# Collected data
/---
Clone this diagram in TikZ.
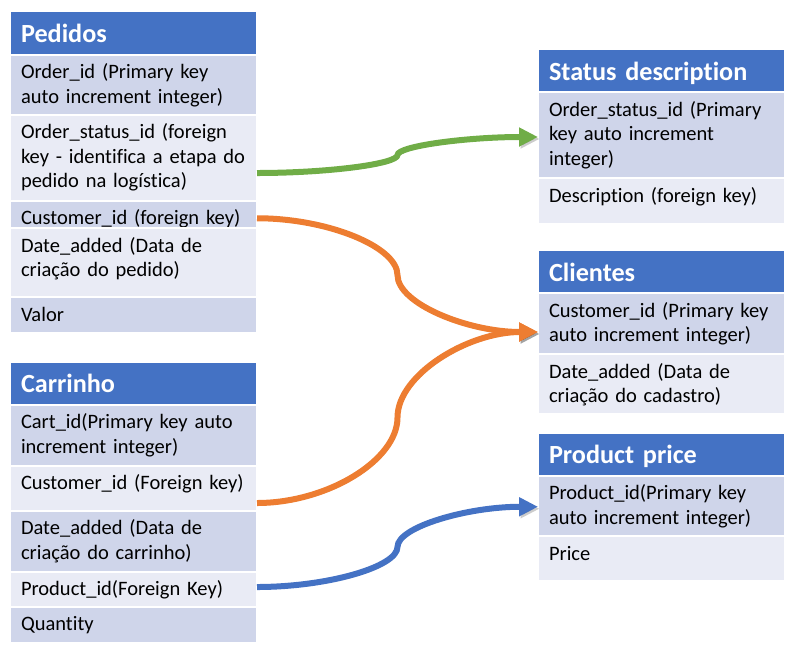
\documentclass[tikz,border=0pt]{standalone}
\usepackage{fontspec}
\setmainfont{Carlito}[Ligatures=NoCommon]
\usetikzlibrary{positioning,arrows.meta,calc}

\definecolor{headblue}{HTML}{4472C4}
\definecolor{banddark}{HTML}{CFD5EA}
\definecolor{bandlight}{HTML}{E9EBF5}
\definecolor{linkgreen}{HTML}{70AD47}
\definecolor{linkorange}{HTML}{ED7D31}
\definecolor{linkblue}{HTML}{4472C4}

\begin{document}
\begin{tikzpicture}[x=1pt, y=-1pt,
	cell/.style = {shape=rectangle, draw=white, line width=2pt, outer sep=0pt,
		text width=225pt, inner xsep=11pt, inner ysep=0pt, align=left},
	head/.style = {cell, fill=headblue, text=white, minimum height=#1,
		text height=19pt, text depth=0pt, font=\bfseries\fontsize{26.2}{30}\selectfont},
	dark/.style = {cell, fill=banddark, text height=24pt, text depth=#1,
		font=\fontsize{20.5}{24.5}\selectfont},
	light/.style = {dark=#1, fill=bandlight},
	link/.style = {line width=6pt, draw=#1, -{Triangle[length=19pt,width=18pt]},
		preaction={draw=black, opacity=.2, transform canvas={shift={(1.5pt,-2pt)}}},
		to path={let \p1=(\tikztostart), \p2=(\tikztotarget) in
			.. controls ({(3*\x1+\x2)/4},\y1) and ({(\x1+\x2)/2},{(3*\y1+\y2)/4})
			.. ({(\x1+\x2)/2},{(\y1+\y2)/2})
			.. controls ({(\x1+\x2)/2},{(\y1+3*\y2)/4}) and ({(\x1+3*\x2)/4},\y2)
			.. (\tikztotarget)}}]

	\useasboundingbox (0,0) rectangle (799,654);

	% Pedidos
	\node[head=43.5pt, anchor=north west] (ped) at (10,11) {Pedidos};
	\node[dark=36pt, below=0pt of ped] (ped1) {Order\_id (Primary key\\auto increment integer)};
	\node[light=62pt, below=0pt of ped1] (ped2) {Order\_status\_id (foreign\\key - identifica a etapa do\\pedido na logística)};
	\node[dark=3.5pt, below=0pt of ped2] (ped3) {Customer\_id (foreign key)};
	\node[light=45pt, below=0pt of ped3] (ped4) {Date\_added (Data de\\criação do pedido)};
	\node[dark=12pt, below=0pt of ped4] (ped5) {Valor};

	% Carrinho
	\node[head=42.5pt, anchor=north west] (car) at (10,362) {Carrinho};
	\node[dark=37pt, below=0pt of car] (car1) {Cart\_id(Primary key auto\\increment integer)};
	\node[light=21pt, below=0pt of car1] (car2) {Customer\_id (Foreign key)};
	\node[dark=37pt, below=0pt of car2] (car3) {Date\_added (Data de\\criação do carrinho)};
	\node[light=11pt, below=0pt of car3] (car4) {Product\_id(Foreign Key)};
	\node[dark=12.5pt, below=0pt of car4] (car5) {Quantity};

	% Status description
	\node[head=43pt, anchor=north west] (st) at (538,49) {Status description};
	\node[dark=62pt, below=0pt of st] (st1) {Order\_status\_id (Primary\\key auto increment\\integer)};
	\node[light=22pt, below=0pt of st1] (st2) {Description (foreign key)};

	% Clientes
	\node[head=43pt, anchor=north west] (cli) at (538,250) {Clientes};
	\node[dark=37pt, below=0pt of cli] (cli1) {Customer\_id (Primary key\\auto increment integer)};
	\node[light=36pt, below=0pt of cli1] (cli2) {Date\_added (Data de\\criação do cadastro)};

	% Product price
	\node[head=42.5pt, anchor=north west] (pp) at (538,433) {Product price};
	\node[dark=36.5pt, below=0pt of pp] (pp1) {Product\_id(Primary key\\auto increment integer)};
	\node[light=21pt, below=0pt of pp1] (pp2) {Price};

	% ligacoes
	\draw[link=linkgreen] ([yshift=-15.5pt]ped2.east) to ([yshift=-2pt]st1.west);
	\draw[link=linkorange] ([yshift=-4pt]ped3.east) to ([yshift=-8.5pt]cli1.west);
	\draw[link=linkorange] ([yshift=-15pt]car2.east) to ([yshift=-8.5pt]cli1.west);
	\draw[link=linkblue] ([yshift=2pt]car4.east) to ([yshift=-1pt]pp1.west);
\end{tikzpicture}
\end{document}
\---
Reproduce the full material exactly, excluding the pictures.

Clone this diagram in TikZ.
\documentclass[tikz,border=0pt]{standalone}
\usepackage{fontspec}
\setmainfont{Carlito}[Ligatures=NoCommon]
\usetikzlibrary{positioning,arrows.meta,calc}

\definecolor{headblue}{HTML}{4472C4}
\definecolor{banddark}{HTML}{CFD5EA}
\definecolor{bandlight}{HTML}{E9EBF5}
\definecolor{linkgreen}{HTML}{70AD47}
\definecolor{linkorange}{HTML}{ED7D31}
\definecolor{linkblue}{HTML}{4472C4}

\begin{document}
\begin{tikzpicture}[x=1pt, y=-1pt,
	cell/.style = {shape=rectangle, draw=white, line width=2pt, outer sep=0pt,
		text width=225pt, inner xsep=11pt, inner ysep=0pt, align=left},
	head/.style = {cell, fill=headblue, text=white, minimum height=#1,
		text height=19pt, text depth=0pt, font=\bfseries\fontsize{26.2}{30}\selectfont},
	dark/.style = {cell, fill=banddark, text height=24pt, text depth=#1,
		font=\fontsize{20.5}{24.5}\selectfont},
	light/.style = {dark=#1, fill=bandlight},
	link/.style = {line width=6pt, draw=#1, -{Triangle[length=19pt,width=18pt]},
		preaction={draw=black, opacity=.2, transform canvas={shift={(1.5pt,-2pt)}}},
		to path={let \p1=(\tikztostart), \p2=(\tikztotarget) in
			.. controls ({(3*\x1+\x2)/4},\y1) and ({(\x1+\x2)/2},{(3*\y1+\y2)/4})
			.. ({(\x1+\x2)/2},{(\y1+\y2)/2})
			.. controls ({(\x1+\x2)/2},{(\y1+3*\y2)/4}) and ({(\x1+3*\x2)/4},\y2)
			.. (\tikztotarget)}}]

	\useasboundingbox (0,0) rectangle (799,654);

	% Pedidos
	\node[head=43.5pt, anchor=north west] (ped) at (10,11) {Pedidos};
	\node[dark=36pt, below=0pt of ped] (ped1) {Order\_id (Primary key\\auto increment integer)};
	\node[light=62pt, below=0pt of ped1] (ped2) {Order\_status\_id (foreign\\key - identifica a etapa do\\pedido na logística)};
	\node[dark=3.5pt, below=0pt of ped2] (ped3) {Customer\_id (foreign key)};
	\node[light=45pt, below=0pt of ped3] (ped4) {Date\_added (Data de\\criação do pedido)};
	\node[dark=12pt, below=0pt of ped4] (ped5) {Valor};

	% Carrinho
	\node[head=42.5pt, anchor=north west] (car) at (10,362) {Carrinho};
	\node[dark=37pt, below=0pt of car] (car1) {Cart\_id(Primary key auto\\increment integer)};
	\node[light=21pt, below=0pt of car1] (car2) {Customer\_id (Foreign key)};
	\node[dark=37pt, below=0pt of car2] (car3) {Date\_added (Data de\\criação do carrinho)};
	\node[light=11pt, below=0pt of car3] (car4) {Product\_id(Foreign Key)};
	\node[dark=12.5pt, below=0pt of car4] (car5) {Quantity};

	% Status description
	\node[head=43pt, anchor=north west] (st) at (538,49) {Status description};
	\node[dark=62pt, below=0pt of st] (st1) {Order\_status\_id (Primary\\key auto increment\\integer)};
	\node[light=22pt, below=0pt of st1] (st2) {Description (foreign key)};

	% Clientes
	\node[head=43pt, anchor=north west] (cli) at (538,250) {Clientes};
	\node[dark=37pt, below=0pt of cli] (cli1) {Customer\_id (Primary key\\auto increment integer)};
	\node[light=36pt, below=0pt of cli1] (cli2) {Date\_added (Data de\\criação do cadastro)};

	% Product price
	\node[head=42.5pt, anchor=north west] (pp) at (538,433) {Product price};
	\node[dark=36.5pt, below=0pt of pp] (pp1) {Product\_id(Primary key\\auto increment integer)};
	\node[light=21pt, below=0pt of pp1] (pp2) {Price};

	% ligacoes
	\draw[link=linkgreen] ([yshift=-15.5pt]ped2.east) to ([yshift=-2pt]st1.west);
	\draw[link=linkorange] ([yshift=-4pt]ped3.east) to ([yshift=-8.5pt]cli1.west);
	\draw[link=linkorange] ([yshift=-15pt]car2.east) to ([yshift=-8.5pt]cli1.west);
	\draw[link=linkblue] ([yshift=2pt]car4.east) to ([yshift=-1pt]pp1.west);
\end{tikzpicture}
\end{document}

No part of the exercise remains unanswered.